→ **TASK DIRECTIONS**:
Extract all data as written.

→ **COLLECTED DATA**:
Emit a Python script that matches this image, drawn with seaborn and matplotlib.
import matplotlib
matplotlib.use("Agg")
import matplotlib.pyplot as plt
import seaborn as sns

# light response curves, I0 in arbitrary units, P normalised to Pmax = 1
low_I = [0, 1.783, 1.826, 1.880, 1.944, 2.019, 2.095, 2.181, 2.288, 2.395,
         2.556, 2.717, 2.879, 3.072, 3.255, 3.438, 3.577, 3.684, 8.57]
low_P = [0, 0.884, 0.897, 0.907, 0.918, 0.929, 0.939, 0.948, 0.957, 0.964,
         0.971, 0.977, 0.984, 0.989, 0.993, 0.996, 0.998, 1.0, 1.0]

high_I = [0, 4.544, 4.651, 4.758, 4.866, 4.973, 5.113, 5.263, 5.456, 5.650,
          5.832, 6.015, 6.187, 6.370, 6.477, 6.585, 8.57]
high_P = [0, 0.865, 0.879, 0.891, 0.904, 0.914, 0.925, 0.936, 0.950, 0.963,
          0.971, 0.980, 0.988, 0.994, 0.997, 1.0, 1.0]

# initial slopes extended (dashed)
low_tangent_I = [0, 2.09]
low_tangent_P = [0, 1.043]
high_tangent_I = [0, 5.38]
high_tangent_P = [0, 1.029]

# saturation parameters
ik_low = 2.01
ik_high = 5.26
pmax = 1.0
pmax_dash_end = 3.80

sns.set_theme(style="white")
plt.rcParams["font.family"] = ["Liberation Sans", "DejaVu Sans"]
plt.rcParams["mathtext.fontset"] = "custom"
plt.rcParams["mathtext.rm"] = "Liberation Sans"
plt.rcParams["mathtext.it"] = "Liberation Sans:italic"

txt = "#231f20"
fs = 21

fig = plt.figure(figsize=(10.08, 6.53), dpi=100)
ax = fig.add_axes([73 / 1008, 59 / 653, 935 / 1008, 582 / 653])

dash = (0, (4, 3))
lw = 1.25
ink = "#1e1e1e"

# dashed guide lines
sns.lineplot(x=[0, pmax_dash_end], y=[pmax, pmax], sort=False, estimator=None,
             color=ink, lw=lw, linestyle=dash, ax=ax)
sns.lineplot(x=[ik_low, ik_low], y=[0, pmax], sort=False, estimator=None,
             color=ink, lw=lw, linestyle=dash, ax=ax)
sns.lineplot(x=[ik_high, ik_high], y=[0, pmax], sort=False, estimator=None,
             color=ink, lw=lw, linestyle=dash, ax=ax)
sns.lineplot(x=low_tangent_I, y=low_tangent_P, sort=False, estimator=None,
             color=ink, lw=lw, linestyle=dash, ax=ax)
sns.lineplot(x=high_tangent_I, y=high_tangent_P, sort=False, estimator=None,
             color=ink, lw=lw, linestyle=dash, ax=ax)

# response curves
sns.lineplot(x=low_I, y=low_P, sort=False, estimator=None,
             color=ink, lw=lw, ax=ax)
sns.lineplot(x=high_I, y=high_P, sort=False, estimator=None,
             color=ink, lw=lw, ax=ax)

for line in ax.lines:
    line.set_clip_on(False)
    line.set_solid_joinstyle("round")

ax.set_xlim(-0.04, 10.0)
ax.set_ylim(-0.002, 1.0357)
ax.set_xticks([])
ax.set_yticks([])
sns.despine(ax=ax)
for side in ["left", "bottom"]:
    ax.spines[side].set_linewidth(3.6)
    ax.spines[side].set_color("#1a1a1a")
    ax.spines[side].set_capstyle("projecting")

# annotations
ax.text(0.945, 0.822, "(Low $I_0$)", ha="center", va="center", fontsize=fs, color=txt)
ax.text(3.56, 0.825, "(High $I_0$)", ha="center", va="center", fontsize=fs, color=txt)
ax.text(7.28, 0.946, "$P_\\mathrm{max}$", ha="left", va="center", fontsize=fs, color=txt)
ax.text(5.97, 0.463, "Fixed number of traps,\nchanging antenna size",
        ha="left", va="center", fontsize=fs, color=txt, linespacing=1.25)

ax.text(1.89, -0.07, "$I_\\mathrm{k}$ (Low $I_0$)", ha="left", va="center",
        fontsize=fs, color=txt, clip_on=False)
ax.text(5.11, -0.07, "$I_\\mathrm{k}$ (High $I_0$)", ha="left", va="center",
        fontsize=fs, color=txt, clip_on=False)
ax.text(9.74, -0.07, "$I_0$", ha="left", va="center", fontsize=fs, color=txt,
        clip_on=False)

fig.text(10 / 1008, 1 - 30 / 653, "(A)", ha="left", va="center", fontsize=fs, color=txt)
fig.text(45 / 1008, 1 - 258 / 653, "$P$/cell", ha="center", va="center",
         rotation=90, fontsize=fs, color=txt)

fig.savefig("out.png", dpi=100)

→ **EXERCISE RESULT**:
Emit a Python script that matches this image, drawn with seaborn and matplotlib.
import matplotlib
matplotlib.use("Agg")
import matplotlib.pyplot as plt
import seaborn as sns

# light response curves, I0 in arbitrary units, P normalised to Pmax = 1
low_I = [0, 1.783, 1.826, 1.880, 1.944, 2.019, 2.095, 2.181, 2.288, 2.395,
         2.556, 2.717, 2.879, 3.072, 3.255, 3.438, 3.577, 3.684, 8.57]
low_P = [0, 0.884, 0.897, 0.907, 0.918, 0.929, 0.939, 0.948, 0.957, 0.964,
         0.971, 0.977, 0.984, 0.989, 0.993, 0.996, 0.998, 1.0, 1.0]

high_I = [0, 4.544, 4.651, 4.758, 4.866, 4.973, 5.113, 5.263, 5.456, 5.650,
          5.832, 6.015, 6.187, 6.370, 6.477, 6.585, 8.57]
high_P = [0, 0.865, 0.879, 0.891, 0.904, 0.914, 0.925, 0.936, 0.950, 0.963,
          0.971, 0.980, 0.988, 0.994, 0.997, 1.0, 1.0]

# initial slopes extended (dashed)
low_tangent_I = [0, 2.09]
low_tangent_P = [0, 1.043]
high_tangent_I = [0, 5.38]
high_tangent_P = [0, 1.029]

# saturation parameters
ik_low = 2.01
ik_high = 5.26
pmax = 1.0
pmax_dash_end = 3.80

sns.set_theme(style="white")
plt.rcParams["font.family"] = ["Liberation Sans", "DejaVu Sans"]
plt.rcParams["mathtext.fontset"] = "custom"
plt.rcParams["mathtext.rm"] = "Liberation Sans"
plt.rcParams["mathtext.it"] = "Liberation Sans:italic"

txt = "#231f20"
fs = 21

fig = plt.figure(figsize=(10.08, 6.53), dpi=100)
ax = fig.add_axes([73 / 1008, 59 / 653, 935 / 1008, 582 / 653])

dash = (0, (4, 3))
lw = 1.25
ink = "#1e1e1e"

# dashed guide lines
sns.lineplot(x=[0, pmax_dash_end], y=[pmax, pmax], sort=False, estimator=None,
             color=ink, lw=lw, linestyle=dash, ax=ax)
sns.lineplot(x=[ik_low, ik_low], y=[0, pmax], sort=False, estimator=None,
             color=ink, lw=lw, linestyle=dash, ax=ax)
sns.lineplot(x=[ik_high, ik_high], y=[0, pmax], sort=False, estimator=None,
             color=ink, lw=lw, linestyle=dash, ax=ax)
sns.lineplot(x=low_tangent_I, y=low_tangent_P, sort=False, estimator=None,
             color=ink, lw=lw, linestyle=dash, ax=ax)
sns.lineplot(x=high_tangent_I, y=high_tangent_P, sort=False, estimator=None,
             color=ink, lw=lw, linestyle=dash, ax=ax)

# response curves
sns.lineplot(x=low_I, y=low_P, sort=False, estimator=None,
             color=ink, lw=lw, ax=ax)
sns.lineplot(x=high_I, y=high_P, sort=False, estimator=None,
             color=ink, lw=lw, ax=ax)

for line in ax.lines:
    line.set_clip_on(False)
    line.set_solid_joinstyle("round")

ax.set_xlim(-0.04, 10.0)
ax.set_ylim(-0.002, 1.0357)
ax.set_xticks([])
ax.set_yticks([])
sns.despine(ax=ax)
for side in ["left", "bottom"]:
    ax.spines[side].set_linewidth(3.6)
    ax.spines[side].set_color("#1a1a1a")
    ax.spines[side].set_capstyle("projecting")

# annotations
ax.text(0.945, 0.822, "(Low $I_0$)", ha="center", va="center", fontsize=fs, color=txt)
ax.text(3.56, 0.825, "(High $I_0$)", ha="center", va="center", fontsize=fs, color=txt)
ax.text(7.28, 0.946, "$P_\\mathrm{max}$", ha="left", va="center", fontsize=fs, color=txt)
ax.text(5.97, 0.463, "Fixed number of traps,\nchanging antenna size",
        ha="left", va="center", fontsize=fs, color=txt, linespacing=1.25)

ax.text(1.89, -0.07, "$I_\\mathrm{k}$ (Low $I_0$)", ha="left", va="center",
        fontsize=fs, color=txt, clip_on=False)
ax.text(5.11, -0.07, "$I_\\mathrm{k}$ (High $I_0$)", ha="left", va="center",
        fontsize=fs, color=txt, clip_on=False)
ax.text(9.74, -0.07, "$I_0$", ha="left", va="center", fontsize=fs, color=txt,
        clip_on=False)

fig.text(10 / 1008, 1 - 30 / 653, "(A)", ha="left", va="center", fontsize=fs, color=txt)
fig.text(45 / 1008, 1 - 258 / 653, "$P$/cell", ha="center", va="center",
         rotation=90, fontsize=fs, color=txt)

fig.savefig("out.png", dpi=100)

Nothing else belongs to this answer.